- **Exercise directions**
Give back the exact lines spanning from the line with "Emit a web page" to the line with "const rightYTicks = [0, 20, 40, 60, 80, 100];", with both of those lines included and no others.

- **Available records**

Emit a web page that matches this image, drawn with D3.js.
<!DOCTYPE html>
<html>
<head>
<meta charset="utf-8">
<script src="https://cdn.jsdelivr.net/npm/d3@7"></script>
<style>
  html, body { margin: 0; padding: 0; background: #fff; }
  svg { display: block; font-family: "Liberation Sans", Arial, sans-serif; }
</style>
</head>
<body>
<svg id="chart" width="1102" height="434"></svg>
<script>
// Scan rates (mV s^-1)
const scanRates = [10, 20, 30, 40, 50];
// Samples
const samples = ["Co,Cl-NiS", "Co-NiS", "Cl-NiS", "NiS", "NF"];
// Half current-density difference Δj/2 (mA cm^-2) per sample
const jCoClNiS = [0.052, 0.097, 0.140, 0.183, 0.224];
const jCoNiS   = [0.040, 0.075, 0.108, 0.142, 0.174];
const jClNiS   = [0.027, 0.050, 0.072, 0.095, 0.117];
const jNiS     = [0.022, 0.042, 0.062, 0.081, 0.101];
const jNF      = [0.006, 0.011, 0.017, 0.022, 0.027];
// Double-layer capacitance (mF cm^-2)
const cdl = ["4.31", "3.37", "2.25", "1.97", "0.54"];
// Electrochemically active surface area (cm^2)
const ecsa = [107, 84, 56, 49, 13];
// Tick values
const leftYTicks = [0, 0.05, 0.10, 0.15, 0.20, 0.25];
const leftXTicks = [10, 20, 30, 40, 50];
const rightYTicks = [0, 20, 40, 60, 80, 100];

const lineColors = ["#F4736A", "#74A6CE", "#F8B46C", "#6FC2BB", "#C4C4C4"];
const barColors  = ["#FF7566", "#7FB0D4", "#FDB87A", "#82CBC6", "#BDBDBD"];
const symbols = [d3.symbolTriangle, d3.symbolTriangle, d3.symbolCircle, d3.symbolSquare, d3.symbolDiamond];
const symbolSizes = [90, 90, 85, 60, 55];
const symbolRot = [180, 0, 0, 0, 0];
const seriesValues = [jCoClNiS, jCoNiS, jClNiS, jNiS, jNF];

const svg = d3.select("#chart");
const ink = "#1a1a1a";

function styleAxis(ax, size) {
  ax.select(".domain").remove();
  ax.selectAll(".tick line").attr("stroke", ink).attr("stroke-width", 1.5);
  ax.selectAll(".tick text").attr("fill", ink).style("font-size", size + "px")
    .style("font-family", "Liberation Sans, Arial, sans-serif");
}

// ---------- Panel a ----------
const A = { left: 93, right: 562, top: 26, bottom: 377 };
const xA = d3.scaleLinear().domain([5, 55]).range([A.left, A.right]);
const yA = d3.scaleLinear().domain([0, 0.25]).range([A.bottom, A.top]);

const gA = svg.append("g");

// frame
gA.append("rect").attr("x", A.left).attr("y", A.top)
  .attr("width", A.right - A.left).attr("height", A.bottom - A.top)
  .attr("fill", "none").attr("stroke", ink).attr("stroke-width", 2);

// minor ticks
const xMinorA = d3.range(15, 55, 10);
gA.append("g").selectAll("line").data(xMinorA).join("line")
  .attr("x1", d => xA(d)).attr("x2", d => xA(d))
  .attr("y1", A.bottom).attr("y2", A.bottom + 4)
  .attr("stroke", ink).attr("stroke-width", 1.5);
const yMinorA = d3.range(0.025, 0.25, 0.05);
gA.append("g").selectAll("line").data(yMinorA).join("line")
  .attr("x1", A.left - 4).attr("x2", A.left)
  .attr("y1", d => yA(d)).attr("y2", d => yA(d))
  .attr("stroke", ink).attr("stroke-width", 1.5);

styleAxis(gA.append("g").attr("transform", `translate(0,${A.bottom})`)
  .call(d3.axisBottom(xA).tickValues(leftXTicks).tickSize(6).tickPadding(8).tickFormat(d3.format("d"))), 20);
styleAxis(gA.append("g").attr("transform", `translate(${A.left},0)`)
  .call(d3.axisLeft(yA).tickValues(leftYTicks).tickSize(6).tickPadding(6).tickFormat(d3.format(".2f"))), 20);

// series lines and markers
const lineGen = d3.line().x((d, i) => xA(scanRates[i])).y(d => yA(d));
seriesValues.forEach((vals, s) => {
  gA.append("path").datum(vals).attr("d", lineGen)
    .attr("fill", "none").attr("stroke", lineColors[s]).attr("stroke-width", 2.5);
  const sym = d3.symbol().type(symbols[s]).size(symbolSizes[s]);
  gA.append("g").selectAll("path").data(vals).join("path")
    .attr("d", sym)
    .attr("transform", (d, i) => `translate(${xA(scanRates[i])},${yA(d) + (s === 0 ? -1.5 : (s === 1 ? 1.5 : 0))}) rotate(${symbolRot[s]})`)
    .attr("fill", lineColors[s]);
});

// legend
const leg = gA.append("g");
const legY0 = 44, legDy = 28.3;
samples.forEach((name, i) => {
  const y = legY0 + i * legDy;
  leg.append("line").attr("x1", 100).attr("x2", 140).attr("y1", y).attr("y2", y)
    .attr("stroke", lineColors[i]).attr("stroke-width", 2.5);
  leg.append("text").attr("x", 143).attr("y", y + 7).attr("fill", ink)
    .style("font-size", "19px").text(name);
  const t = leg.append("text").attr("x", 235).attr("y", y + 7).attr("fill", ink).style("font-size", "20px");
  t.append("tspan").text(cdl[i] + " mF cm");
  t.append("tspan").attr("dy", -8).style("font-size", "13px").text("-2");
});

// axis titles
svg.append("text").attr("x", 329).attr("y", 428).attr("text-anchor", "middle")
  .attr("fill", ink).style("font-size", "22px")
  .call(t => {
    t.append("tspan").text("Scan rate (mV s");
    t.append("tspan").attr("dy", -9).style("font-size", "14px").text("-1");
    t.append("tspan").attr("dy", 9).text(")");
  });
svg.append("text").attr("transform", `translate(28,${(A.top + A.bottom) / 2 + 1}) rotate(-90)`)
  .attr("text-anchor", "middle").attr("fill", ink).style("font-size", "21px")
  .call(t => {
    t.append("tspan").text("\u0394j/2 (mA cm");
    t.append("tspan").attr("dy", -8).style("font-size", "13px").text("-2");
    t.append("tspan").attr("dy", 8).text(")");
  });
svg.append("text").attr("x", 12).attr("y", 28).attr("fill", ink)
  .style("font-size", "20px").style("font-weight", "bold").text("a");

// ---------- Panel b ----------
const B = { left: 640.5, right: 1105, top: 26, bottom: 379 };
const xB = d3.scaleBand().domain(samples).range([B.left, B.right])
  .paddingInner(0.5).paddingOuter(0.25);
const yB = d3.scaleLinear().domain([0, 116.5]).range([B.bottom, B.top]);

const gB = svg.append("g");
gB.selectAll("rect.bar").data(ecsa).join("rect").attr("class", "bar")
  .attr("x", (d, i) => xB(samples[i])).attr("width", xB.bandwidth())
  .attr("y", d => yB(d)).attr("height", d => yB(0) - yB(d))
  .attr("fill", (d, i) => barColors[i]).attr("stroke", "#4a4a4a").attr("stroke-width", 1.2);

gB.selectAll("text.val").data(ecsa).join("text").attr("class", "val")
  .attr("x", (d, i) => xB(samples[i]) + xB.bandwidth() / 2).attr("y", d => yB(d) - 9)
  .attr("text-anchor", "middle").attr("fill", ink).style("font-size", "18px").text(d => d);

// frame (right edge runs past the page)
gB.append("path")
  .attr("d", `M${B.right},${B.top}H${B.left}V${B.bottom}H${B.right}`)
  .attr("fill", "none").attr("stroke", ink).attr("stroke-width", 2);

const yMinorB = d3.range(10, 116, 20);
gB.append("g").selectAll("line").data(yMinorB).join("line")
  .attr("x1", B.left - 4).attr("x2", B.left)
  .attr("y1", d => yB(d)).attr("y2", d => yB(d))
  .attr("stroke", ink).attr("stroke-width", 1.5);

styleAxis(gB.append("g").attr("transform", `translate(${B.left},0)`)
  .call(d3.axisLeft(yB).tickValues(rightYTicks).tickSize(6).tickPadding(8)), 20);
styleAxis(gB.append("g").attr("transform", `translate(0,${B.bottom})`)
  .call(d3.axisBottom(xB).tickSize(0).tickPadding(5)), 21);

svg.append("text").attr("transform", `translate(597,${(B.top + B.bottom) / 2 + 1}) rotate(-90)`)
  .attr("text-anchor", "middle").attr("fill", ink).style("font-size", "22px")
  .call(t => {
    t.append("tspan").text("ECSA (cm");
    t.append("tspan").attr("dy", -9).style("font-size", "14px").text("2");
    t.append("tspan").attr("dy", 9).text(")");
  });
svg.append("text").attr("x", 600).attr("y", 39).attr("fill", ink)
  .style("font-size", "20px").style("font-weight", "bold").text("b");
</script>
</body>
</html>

...

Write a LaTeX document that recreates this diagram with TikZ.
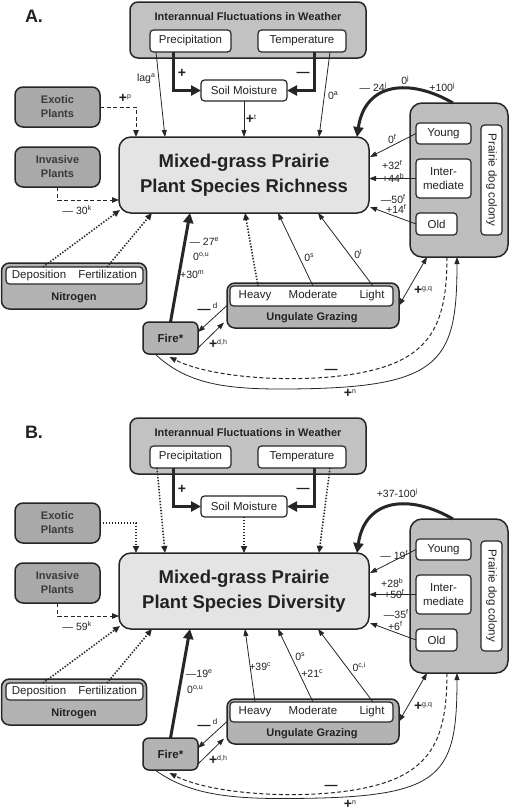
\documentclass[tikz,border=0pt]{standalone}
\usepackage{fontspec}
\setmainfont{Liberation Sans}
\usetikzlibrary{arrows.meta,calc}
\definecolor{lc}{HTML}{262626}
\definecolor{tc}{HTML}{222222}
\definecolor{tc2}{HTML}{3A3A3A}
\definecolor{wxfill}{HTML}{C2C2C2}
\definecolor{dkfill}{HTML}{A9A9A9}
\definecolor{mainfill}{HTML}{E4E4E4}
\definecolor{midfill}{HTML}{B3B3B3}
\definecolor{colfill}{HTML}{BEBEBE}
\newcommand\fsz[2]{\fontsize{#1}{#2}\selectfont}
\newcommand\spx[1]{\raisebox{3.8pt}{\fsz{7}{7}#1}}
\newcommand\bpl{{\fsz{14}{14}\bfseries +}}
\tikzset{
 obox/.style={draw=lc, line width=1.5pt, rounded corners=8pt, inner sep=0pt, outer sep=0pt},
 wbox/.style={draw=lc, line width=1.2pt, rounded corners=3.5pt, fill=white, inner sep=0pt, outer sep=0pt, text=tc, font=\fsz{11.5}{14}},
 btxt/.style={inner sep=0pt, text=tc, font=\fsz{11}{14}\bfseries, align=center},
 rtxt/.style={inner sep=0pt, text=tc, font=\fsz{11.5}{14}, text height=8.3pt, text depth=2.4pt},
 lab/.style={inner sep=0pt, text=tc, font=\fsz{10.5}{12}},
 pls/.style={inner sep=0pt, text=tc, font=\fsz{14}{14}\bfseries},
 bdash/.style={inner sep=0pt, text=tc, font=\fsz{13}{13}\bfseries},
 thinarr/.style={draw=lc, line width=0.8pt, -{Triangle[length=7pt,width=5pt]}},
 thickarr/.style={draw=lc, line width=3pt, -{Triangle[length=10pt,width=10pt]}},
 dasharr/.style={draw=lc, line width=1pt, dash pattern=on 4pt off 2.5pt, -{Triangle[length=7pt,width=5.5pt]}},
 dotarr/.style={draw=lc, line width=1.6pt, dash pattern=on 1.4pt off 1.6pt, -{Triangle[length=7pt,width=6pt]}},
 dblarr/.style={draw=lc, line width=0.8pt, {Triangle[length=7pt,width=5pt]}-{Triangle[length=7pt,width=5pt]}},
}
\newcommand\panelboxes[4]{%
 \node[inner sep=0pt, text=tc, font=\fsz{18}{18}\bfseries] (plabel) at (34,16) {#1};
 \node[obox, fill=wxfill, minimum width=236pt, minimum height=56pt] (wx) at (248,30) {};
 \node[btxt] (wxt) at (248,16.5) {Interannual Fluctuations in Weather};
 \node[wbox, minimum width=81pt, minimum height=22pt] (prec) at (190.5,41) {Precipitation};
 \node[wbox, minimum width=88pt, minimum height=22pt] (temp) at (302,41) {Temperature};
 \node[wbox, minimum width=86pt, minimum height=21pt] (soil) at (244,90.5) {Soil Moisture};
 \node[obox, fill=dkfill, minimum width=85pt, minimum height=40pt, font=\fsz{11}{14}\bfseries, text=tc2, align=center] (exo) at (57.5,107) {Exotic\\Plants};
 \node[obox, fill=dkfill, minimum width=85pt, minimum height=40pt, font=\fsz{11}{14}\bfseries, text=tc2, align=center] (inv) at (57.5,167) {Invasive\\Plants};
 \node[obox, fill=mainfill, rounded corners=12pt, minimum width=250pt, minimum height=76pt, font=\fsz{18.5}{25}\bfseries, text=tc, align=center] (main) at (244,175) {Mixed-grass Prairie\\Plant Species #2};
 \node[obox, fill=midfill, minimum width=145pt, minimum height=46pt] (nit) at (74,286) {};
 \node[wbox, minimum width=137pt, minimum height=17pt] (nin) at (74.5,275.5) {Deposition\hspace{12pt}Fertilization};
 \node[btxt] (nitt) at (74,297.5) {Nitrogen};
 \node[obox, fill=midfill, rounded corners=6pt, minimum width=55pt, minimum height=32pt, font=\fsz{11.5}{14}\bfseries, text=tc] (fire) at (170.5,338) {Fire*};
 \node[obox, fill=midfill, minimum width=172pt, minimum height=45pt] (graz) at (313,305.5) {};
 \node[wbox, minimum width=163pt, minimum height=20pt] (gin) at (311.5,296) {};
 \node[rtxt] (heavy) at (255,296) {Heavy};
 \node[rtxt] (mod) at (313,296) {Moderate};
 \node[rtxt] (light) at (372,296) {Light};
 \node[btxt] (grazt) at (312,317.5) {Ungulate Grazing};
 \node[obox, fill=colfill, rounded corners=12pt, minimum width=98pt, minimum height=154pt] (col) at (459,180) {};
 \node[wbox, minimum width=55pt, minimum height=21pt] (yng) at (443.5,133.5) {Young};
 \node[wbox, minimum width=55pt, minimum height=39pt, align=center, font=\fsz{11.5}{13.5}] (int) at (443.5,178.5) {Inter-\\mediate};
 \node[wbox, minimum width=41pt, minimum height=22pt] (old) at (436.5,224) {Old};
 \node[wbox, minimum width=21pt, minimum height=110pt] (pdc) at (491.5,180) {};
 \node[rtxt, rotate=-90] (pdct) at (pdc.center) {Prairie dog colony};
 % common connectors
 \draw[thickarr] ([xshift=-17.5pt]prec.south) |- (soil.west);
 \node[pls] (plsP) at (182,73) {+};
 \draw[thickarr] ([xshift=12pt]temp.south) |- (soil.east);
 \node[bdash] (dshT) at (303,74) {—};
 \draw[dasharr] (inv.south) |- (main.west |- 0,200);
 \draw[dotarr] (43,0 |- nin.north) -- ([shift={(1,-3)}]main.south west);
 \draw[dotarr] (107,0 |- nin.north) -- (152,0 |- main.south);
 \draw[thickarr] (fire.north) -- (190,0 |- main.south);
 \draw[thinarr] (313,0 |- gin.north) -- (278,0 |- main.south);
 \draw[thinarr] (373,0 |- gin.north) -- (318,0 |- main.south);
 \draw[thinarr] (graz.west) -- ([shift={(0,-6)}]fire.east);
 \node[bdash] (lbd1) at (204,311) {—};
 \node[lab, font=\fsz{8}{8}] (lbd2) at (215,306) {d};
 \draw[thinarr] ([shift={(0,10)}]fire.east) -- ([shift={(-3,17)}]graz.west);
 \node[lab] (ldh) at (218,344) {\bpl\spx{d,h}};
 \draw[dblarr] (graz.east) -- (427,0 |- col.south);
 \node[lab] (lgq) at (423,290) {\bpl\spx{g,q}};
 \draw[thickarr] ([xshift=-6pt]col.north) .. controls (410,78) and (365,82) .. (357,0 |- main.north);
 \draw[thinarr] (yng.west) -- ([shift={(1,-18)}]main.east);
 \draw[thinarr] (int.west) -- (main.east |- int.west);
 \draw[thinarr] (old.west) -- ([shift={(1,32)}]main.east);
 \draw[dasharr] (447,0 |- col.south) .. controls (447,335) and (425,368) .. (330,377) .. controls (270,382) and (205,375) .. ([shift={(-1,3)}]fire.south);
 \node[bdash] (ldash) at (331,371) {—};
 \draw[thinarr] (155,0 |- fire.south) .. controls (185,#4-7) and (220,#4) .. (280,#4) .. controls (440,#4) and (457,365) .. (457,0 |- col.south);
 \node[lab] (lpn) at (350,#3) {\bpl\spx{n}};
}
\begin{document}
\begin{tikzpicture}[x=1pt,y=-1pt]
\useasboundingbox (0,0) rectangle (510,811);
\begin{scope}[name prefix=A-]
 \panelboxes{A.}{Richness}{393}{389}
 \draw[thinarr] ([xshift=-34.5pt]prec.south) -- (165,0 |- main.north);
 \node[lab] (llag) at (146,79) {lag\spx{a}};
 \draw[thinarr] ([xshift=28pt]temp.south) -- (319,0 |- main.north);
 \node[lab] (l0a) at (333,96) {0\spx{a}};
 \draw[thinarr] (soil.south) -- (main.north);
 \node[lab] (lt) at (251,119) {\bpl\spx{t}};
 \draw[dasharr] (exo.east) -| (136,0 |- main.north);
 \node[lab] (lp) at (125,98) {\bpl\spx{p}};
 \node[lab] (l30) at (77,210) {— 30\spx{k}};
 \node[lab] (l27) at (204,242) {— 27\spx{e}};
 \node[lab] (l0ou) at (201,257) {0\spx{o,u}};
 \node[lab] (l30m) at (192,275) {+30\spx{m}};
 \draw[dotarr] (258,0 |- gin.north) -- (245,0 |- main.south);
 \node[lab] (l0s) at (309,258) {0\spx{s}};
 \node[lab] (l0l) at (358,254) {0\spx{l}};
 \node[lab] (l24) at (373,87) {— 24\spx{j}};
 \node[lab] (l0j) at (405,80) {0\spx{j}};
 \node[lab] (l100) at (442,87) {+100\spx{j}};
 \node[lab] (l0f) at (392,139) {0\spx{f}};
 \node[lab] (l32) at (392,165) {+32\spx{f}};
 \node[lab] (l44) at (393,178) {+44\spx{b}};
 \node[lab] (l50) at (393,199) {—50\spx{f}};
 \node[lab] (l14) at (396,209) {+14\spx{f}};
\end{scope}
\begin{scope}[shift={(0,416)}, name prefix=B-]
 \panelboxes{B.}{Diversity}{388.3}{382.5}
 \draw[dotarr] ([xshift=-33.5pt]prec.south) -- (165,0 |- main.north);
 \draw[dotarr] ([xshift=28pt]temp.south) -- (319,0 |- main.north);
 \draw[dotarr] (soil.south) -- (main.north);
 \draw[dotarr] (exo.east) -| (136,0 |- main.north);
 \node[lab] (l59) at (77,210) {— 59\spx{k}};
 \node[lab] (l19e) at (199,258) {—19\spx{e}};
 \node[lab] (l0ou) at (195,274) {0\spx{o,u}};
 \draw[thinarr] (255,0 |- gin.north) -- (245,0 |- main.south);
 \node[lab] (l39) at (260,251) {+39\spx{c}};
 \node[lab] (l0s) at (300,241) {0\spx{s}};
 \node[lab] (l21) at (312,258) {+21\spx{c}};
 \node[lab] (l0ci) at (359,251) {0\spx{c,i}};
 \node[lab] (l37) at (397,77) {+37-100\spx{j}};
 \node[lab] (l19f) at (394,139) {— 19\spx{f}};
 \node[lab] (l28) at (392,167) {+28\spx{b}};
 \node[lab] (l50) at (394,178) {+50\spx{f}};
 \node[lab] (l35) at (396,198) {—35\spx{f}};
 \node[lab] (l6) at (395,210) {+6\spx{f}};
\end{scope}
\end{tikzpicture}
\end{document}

- **The solution**
Emit a web page that matches this image, drawn with D3.js.
<!DOCTYPE html>
<html>
<head>
<meta charset="utf-8">
<script src="https://cdn.jsdelivr.net/npm/d3@7"></script>
<style>
  html, body { margin: 0; padding: 0; background: #fff; }
  svg { display: block; font-family: "Liberation Sans", Arial, sans-serif; }
</style>
</head>
<body>
<svg id="chart" width="1102" height="434"></svg>
<script>
// Scan rates (mV s^-1)
const scanRates = [10, 20, 30, 40, 50];
// Samples
const samples = ["Co,Cl-NiS", "Co-NiS", "Cl-NiS", "NiS", "NF"];
// Half current-density difference Δj/2 (mA cm^-2) per sample
const jCoClNiS = [0.052, 0.097, 0.140, 0.183, 0.224];
const jCoNiS   = [0.040, 0.075, 0.108, 0.142, 0.174];
const jClNiS   = [0.027, 0.050, 0.072, 0.095, 0.117];
const jNiS     = [0.022, 0.042, 0.062, 0.081, 0.101];
const jNF      = [0.006, 0.011, 0.017, 0.022, 0.027];
// Double-layer capacitance (mF cm^-2)
const cdl = ["4.31", "3.37", "2.25", "1.97", "0.54"];
// Electrochemically active surface area (cm^2)
const ecsa = [107, 84, 56, 49, 13];
// Tick values
const leftYTicks = [0, 0.05, 0.10, 0.15, 0.20, 0.25];
const leftXTicks = [10, 20, 30, 40, 50];
const rightYTicks = [0, 20, 40, 60, 80, 100];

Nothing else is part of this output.